I tend to agree with you that these are relatively easy things to detect. I see no reason for the downvotes.

Production systems should have relatively robust testing whose coverage can be increased over time. When something panics, the cause of the panic should be fixed so that the panic never happens again. Over time panics shouldn't be happening.

Then again the systems that I have relied on I have written on my own without other hands in the pot so maybe I just don't have to deal with the reality of other programmers phoning things in.

If your programming language handles very common errors by crashing the entire application, and if preventing these crashes is actively discouraged, then that suggests a flaw in the language itself.

This would be fine for a low-level language like C where you need to allow SEGFAULTs, but designing it into a high-level language makes no sense.

Go panics should not be used for very common errors.
A lot of very common operations can panic: division, dereferencing a pointer, invoking an interface method, indexing/slicing an array/slice/string, asserting the type of an interface, and converting a slice to pointer to array.
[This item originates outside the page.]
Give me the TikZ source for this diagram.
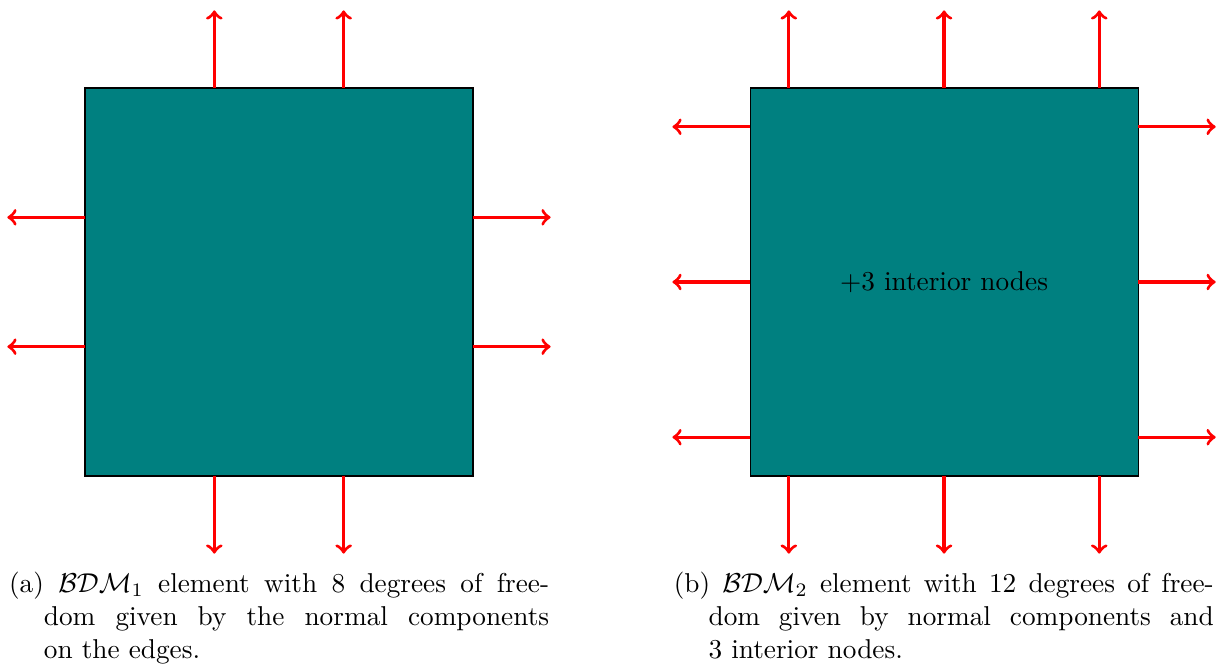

It’s possible to check, but I’ve never seen a tool that verifies you never use any of these without checking. You also have to check for nil channels, though they block forever (maybe consuming a goroutine) rather than panicking.

And there are some operations where you cannot check in advance whether a panic will happen: comparing interfaces (underlying values might not be fully comparable), indexing a map (could blow up during any concurrent write), sending to a channel (might be closed), and closing a channel.

You can recover from a panic though, so if you are implementing something that may panic you should have some sensible defer/recover in there if you can't afford to have your process crash.
Division by zero, dereferencing a nil pointer, invoking methods on a nil interface, invalid indexing of an array, unchecked type assertions -- these are not common operations! These are always easily detectable programmer errors.
> This keeps panics scoped to the spawning goroutine

This is exactly what's undesirable. (IMO and from my reading the GP agrees.)